Worry about rise of Le Pen unites French Muslims

Neck and neck. Marine Le Pen (L), French far-right presidential candidate of the National Front party, and Emmanuel Macron, candidate for the 2017 French presidential elections of the En Marche movement at Carrousel du Louvre in Paris, on February 23. (AP)

2017/04/16 Issue: 102 Page: 16

London - As France enters the final week of what has been a frenzied and unpredict­able election campaign, the only certainty is that there will eventually be a new resident at Paris’s Élysée Palace but only after a run-off.

Elections scheduled for April 23 will involve 11 candidates from across the political spectrum. No clear front runner has emerged with most observers predicting a run-off between far-right National Front leader Marine Le Pen and centrist independent candidate Emmanuel Macron on May 7.

With nearly 40% of French voters still undecided for whom they will vote on election day, anything can still happen.

France’s large North African Mus­lim community has shown scant en­thusiasm for an election campaign that has evidenced a rising tide of Muslim fearmongering. Muslims do not constitute an influential lobby or voting bloc in France. Surveys indicate they are less likely to vote than other French nationals.

“It’s true that Marine Le Pen is an Islamophobe but they all are, so what’s the difference? She is the only one who will talk about it openly, while the rest of the candi­dates keep it inside,” one Muslim French voter told the Local news website.

Most French candidates seem bent on exploiting the general an­guish over recurring terrorist acts after the bloody incidents that shook France during the last few years.

Speaking during the final tel­evised presidential debate, Le Pen vowed to limit immigration and warned against the threat repre­sented by “radical Islam” towards French society. “France has become a university for jihadists,” she said.

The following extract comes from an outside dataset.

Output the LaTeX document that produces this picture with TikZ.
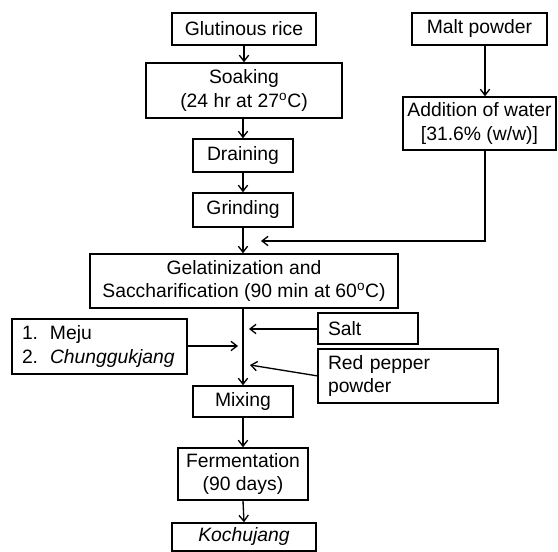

Embattled centre-right candi­date François Fillon, who had been viewed as a front runner before re­cent legal troubles, has also strongly criticised Islam’s role in French so­ciety. Fillon, author of “Conquering Islamic Totalitarianism”, called for administrative oversight of Islamic institutions in France. He repeat­edly called for the banning of the Muslim Brotherhood and Salafist-affiliated organisations.

Macron and other candidates from the left have appeared more conciliatory towards Muslims in France, playing down the row over the ban on burkinis on some beach­es and being at pains to differentiate between ordinary Muslims and rad­ical Islam. Macron, however, faces credibility problems from France’s Muslim community.

The 39-year-old former economy minister has sought to bolster his foreign-policy credentials, promis­ing a “firmer” French foreign policy in the Middle East. He vowed to put an end to a French-Qatari tax exemption agreement and to seek “clarifications” from Riyadh and Doha if elected. “I will have many demands from Qatar and Saudi Ara­bia in terms of their international policies, requesting total transpar­ency about the role they play in the financing or in their activities they can lead vis-à-vis terrorist groups,” he said.

However, France’s estimated 5 million Muslim voters, who make up less than 10% of the popula­tion, appear unimpressed with the candidates and seem more likely to vote against Le Pen than for any particular standard-bearer.

“The candidates in the French presidential election know noth­ing about Islam or Muslims,” Amar Lasfar, head of France’s Union of Is­lamic Organisations, said in a state­ment.

He said that while the “Muslim vote” had come out in favour of President François Hollande against his predecessor Nicolas Sarkozy in the previous elections, it was not likely that French Muslims would be voting as a bloc for any particular candidate.

However, Slimane Nadour, the head of communications at Paris’s Grand Mosque, told the Local that he was hearing increasing concerns about Le Pen’s election prospects.

“There’s a push towards extreme right and xenophobic parties across Europe but especially in France. Obviously, French Muslims are wor­ried,” he said.

Nadour said that, if Le Pen makes it to the second-round run-off, the Grand Mosque was considering is­suing an unprecedented public call. “If in the second round there’s a risk of the National Front winning, we may call on French Muslims to vote against Le Pen,” he said.

Polls indicate Le Pen and Macron are running neck and neck in the first round with about 24% of the vote each. Macron was universally projected to comfortably win the second round against Le Pen with more than 60% of the vote as the field would likely unite against Le Pen. However, in a post-Brexit and Donald Trump 2017, in which polls have famously been wrong, any­thing could happen.

In an interview with the Journal du Dimanche, Macron acknowl­edged that the final week of cam­paigning would be crucial. “They [the polls] show exactly that I feel — that nothing is decided yet. We are entering a crucial phase,” he said.